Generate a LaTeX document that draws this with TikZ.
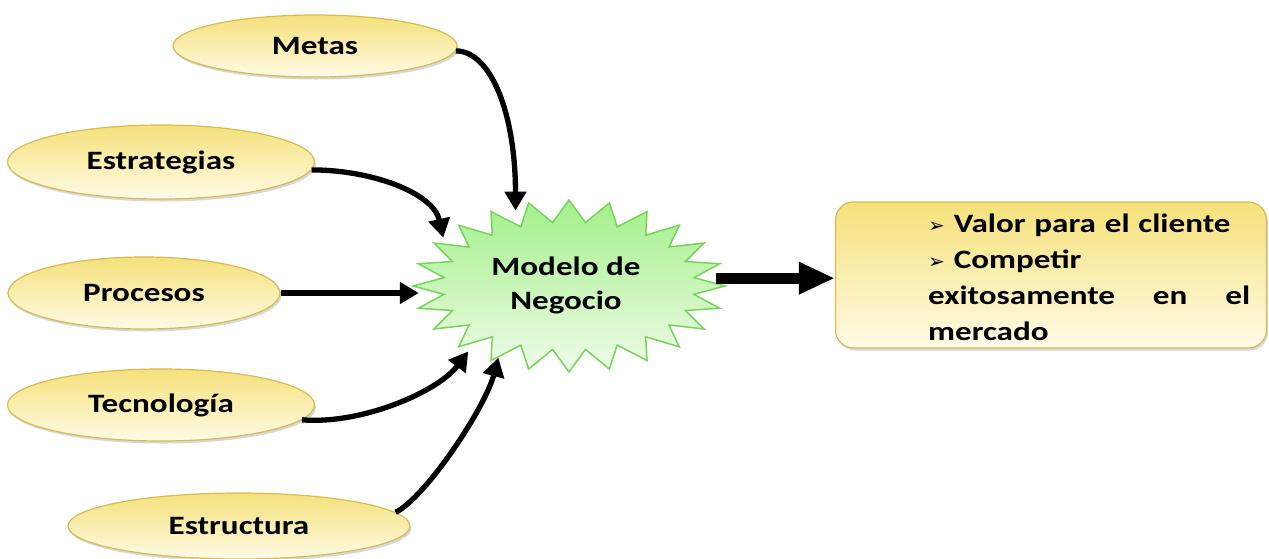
\documentclass[tikz,border=0pt]{standalone}
\usepackage{fontspec}
\setmainfont{Carlito}[FakeStretch=1.25]
\newfontfamily\symfont{DejaVu Sans}
\usetikzlibrary{arrows.meta,shadows,shapes.geometric}
\definecolor{ovaltop}{HTML}{F5E17A}
\definecolor{ovalbot}{HTML}{FFFBE6}
\definecolor{ovalline}{HTML}{D6BC55}
\definecolor{bursttop}{HTML}{A3F08A}
\definecolor{burstbot}{HTML}{F0FCE9}
\definecolor{burstline}{HTML}{78D35C}
\tikzset{
  oval/.style={ellipse, draw=ovalline, line width=1.2pt, top color=ovaltop, bottom color=ovalbot,
    inner sep=0pt, font=\fontsize{26.5}{30}\selectfont\bfseries,
    drop shadow={shadow xshift=1.5pt, shadow yshift=-2.5pt, opacity=0.3}},
  conn/.style={line width=5.3pt, -{Triangle[length=19pt,width=21pt]}},
  bigarrow/.style={line width=11pt, -{Triangle[length=36pt,width=30pt]}},
  resultbox/.style={rectangle, rounded corners=18pt, draw=ovalline, line width=1.2pt,
    top color=ovaltop, bottom color=ovalbot, inner sep=0pt,
    drop shadow={shadow xshift=1.5pt, shadow yshift=-2.5pt, opacity=0.3}},
  bodytext/.style={font=\fontsize{26.5}{36}\selectfont\bfseries}
}
\newcommand{\arrowbullet}{{\symfont\fontsize{20}{20}\selectfont ➢}}
\begin{document}
\begin{tikzpicture}[x=1pt,y=-1pt]
\useasboundingbox (0,0) rectangle (1269,558);
\fill[white] (0,0) rectangle (1269,558);

% ovals
\node[oval, minimum width=284, minimum height=62] (metas) at (315,46) {Metas};
\node[oval, minimum width=307, minimum height=74] (estrategias) at (161,162) {Estrategias};
\node[oval, minimum width=272, minimum height=72] (procesos) at (144,293) {Procesos};
\node[oval, minimum width=307, minimum height=72] (tecnologia) at (161,405) {Tecnología};
\node[oval, minimum width=342, minimum height=66] (estructura) at (239,526) {Estructura};

% starburst
\fill[top color=bursttop, bottom color=burstbot, draw=burstline, line width=1.5pt, line join=miter]
  ({569+156},286)
  \foreach \i [evaluate=\i as \rx using {mod(\i,2)==0?156:126},
               evaluate=\i as \ry using {mod(\i,2)==0?86:64}] in {1,...,47}
  { -- ({569+\rx*cos(\i*7.5)},{286+\ry*sin(\i*7.5)}) } -- cycle;
\node[ellipse, minimum width=300, minimum height=176, inner sep=0pt] (burst) at (569,286) {};
\node[align=center, font=\fontsize{26.5}{34}\selectfont\bfseries] (bursttext) at (566,285) {Modelo de\\Negocio};

% result box
\node[resultbox, minimum width=431, minimum height=146] (box) at (1051,275) {};
\node[bodytext, anchor=west, inner sep=0pt, text width=322pt, align=left] (boxtext) at (928,277)
  {\arrowbullet{} Valor para el cliente\\
   \arrowbullet{} Competir\\
   exitosamente\hfill en\hfill el\\
   mercado};

% connectors
\draw[conn, shorten >=-7pt] (metas.-2) .. controls +(35,0) and +(0,-90) .. (burst.123.4);
\draw[conn] (estrategias.-3) .. controls +(60,0) and +(-10,-45) .. (burst.159.6);
\draw[conn] (procesos.east) -- (procesos.east -| burst.west);
\draw[conn] (tecnologia.-6) .. controls +(60,5) and +(-30,40) .. (burst.213.2);
\draw[conn, shorten >=-6pt] (estructura.5) .. controls +(30,-15) and +(-12,45) .. (burst.227.8);
\draw[bigarrow, shorten <=-3pt] (burst.3) -- (burst.3 -| box.west);
\end{tikzpicture}
\end{document}
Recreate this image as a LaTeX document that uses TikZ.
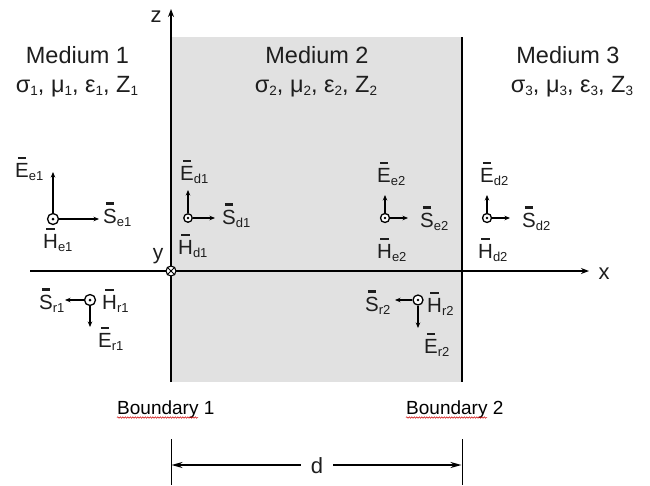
\documentclass[tikz,border=0pt]{standalone}
\usepackage{fontspec}
\setmainfont{Liberation Sans}
\usetikzlibrary{arrows.meta,decorations.pathmorphing}
\definecolor{shd}{RGB}{225,225,225}
\definecolor{tc}{RGB}{30,30,30}
\newsavebox{\vbx}
\newcommand{\vbar}[1]{\sbox{\vbx}{#1}\rlap{\hbox to \wd\vbx{\hss\raisebox{\dimexpr\ht\vbx+4pt\relax}{\rule{0.6\wd\vbx}{2.2pt}}\hss}}\usebox{\vbx}}
\newcommand{\vl}[2]{\vbar{#1}\raisebox{-3pt}{\fontsize{13}{13}\selectfont #2}}
\newcommand{\sbs}[1]{\raisebox{-3pt}{\fontsize{13.5}{13.5}\selectfont #1}}
\tikzset{
  axis/.style={line width=1.8pt, -{Stealth[length=8pt,width=6pt]}},
  bline/.style={line width=1.3pt},
  varr/.style={line width=1.4pt, -{Stealth[length=5.5pt,width=4.5pt]}},
  dotc/.style={circle, draw, line width=1.3pt, fill=white, inner sep=0pt},
  lab/.style={font=\fontsize{20.5}{21}\selectfont, inner sep=0pt, anchor=base west, text=tc},
  med/.style={font=\fontsize{23.5}{27}\selectfont, inner sep=0pt, anchor=base, text=tc},
  bnd/.style={font=\fontsize{19}{22}\selectfont, inner sep=0pt, anchor=base west, text=black},
  wavy/.style={draw=red!80!black, line width=0.5pt, decorate, decoration={snake, amplitude=0.7pt, segment length=2.5pt}},
  tick/.style={line width=1pt},
  dim/.style={line width=1.8pt, -{Stealth[length=11pt,width=6pt]}}
}
\begin{document}
\begin{tikzpicture}[x=1pt,y=-1pt]
\useasboundingbox (0,0) rectangle (650,485);
\fill[white] (0,0) rectangle (650,485);
% medium 2 shading and boundary 2
\fill[shd] (172,37) rectangle (462,382);
\coordinate (b2t) at (462,37);
\coordinate (b2b) at (462,382);
\draw[bline] (b2t) -- (b2b);
% axes
\coordinate (zb) at (171,382);
\coordinate (zt) at (171,9);
\draw[axis] (zb) -- (zt);
\coordinate (xl) at (30,271);
\coordinate (xr) at (589,271);
\draw[axis] (xl) -- (xr);
\node[font=\fontsize{22}{22}\selectfont, text=tc, inner sep=0pt] (zl) at (156,17) {z};
\node[font=\fontsize{22}{22}\selectfont, text=tc, inner sep=0pt] (xlab) at (604,274) {x};
\node[font=\fontsize{21}{21}\selectfont, text=tc, inner sep=0pt] (ylab) at (158,256) {y};
% origin (y into page)
\node[circle, draw, line width=1.1pt, fill=white, minimum size=10pt, inner sep=0pt] (o) at (171,271) {};
\draw[line width=0.9pt] (o.45) -- (o.225) (o.135) -- (o.315);
% medium labels
\node[med] (m1) at (77.5,63) {Medium 1};
\node[med] (p1) at (77,92) {σ\sbs{1}, μ\sbs{1}, ε\sbs{1}, Z\sbs{1}};
\node[med] (m2) at (317,63) {Medium 2};
\node[med] (p2) at (316,92) {σ\sbs{2}, μ\sbs{2}, ε\sbs{2}, Z\sbs{2}};
\node[med] (m3) at (568,63) {Medium 3};
\node[med] (p3) at (572,92) {σ\sbs{3}, μ\sbs{3}, ε\sbs{3}, Z\sbs{3}};
% incident wave, medium 1
\node[dotc, minimum size=11pt] (ce1) at (53,219) {};
\fill (ce1.center) circle (1.5pt);
\coordinate (ue1) at (53,172);
\coordinate (re1) at (99,219);
\draw[varr] (ce1) -- (ue1);
\draw[varr] (ce1) -- (re1);
\node[lab] (Ee1) at (15,177) {\vl{E}{e1}};
\node[lab] (Se1) at (103,223) {\vl{S}{e1}};
\node[lab] (He1) at (43,248) {\vl{H}{e1}};
% reflected wave, medium 1
\node[dotc, minimum size=11pt] (cr1) at (90,300) {};
\fill (cr1.center) circle (1.5pt);
\coordinate (lr1) at (65,300);
\coordinate (dr1) at (90,327);
\draw[varr] (cr1) -- (lr1);
\draw[varr] (cr1) -- (dr1);
\node[lab] (Sr1) at (39,309) {\vl{S}{r1}};
\node[lab] (Hr1) at (102,309) {\vl{H}{r1}};
\node[lab] (Er1) at (98,347) {\vl{E}{r1}};
% transmitted wave d1
\node[dotc, minimum size=8.5pt] (cd1) at (188,218) {};
\fill (cd1.center) circle (1.3pt);
\coordinate (ud1) at (188,190);
\coordinate (rd1) at (215,218);
\draw[varr] (cd1) -- (ud1);
\draw[varr] (cd1) -- (rd1);
\node[lab] (Ed1) at (180,180) {\vl{E}{d1}};
\node[lab] (Sd1) at (222,224) {\vl{S}{d1}};
\node[lab] (Hd1) at (178,254) {\vl{H}{d1}};
% wave e2
\node[dotc, minimum size=9pt] (ce2) at (385,218) {};
\fill (ce2.center) circle (1.3pt);
\coordinate (ue2) at (385,195);
\coordinate (re2) at (408,218);
\draw[varr] (ce2) -- (ue2);
\draw[varr] (ce2) -- (re2);
\node[lab] (Ee2) at (377,182) {\vl{E}{e2}};
\node[lab] (Se2) at (420,227) {\vl{S}{e2}};
\node[lab] (He2) at (377,258) {\vl{H}{e2}};
% wave d2
\node[dotc, minimum size=9pt] (cd2) at (487,218) {};
\fill (cd2.center) circle (1.3pt);
\coordinate (ud2) at (487,195);
\coordinate (rd2) at (510,218);
\draw[varr] (cd2) -- (ud2);
\draw[varr] (cd2) -- (rd2);
\node[lab] (Ed2) at (480,182) {\vl{E}{d2}};
\node[lab] (Sd2) at (522,227) {\vl{S}{d2}};
\node[lab] (Hd2) at (478,258) {\vl{H}{d2}};
% reflected wave r2
\node[dotc, minimum size=10pt] (cr2) at (418,300) {};
\fill (cr2.center) circle (1.4pt);
\coordinate (lr2) at (395,300);
\coordinate (dr2) at (418,328);
\draw[varr] (cr2) -- (lr2);
\draw[varr] (cr2) -- (dr2);
\node[lab] (Sr2) at (365,311) {\vl{S}{r2}};
\node[lab] (Hr2) at (427,312) {\vl{H}{r2}};
\node[lab] (Er2) at (424,353) {\vl{E}{r2}};
% boundaries
\node[bnd] (bn1) at (117,414) {Boundary 1};
\node[bnd] (bn2) at (406,414) {Boundary 2};
\draw[wavy] (bn1.base west) ++(0,3.5) -- ++(81,0);
\draw[wavy] (bn2.base west) ++(0,3.5) -- ++(81,0);
% dimension d
\coordinate (t1a) at (171,439);
\coordinate (t1b) at (171,485);
\coordinate (t2a) at (462,439);
\coordinate (t2b) at (462,485);
\draw[tick] (t1a) -- (t1b);
\draw[tick] (t2a) -- (t2b);
\node[font=\fontsize{22}{22}\selectfont, text=tc, inner xsep=10pt, inner ysep=0pt] (dl) at (317,466) {d};
\coordinate (dL) at (171.5,465);
\coordinate (dR) at (461.5,465);
\draw[dim] (dl.west |- dL) -- (dL);
\draw[dim] (dl.east |- dR) -- (dR);
\end{tikzpicture}
\end{document}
• • • • •
**WHAT YOU WILL DO**
Check each line in the records for the word "that" and say how many have it, with nothing else.

**OUTPUT BELOW**
2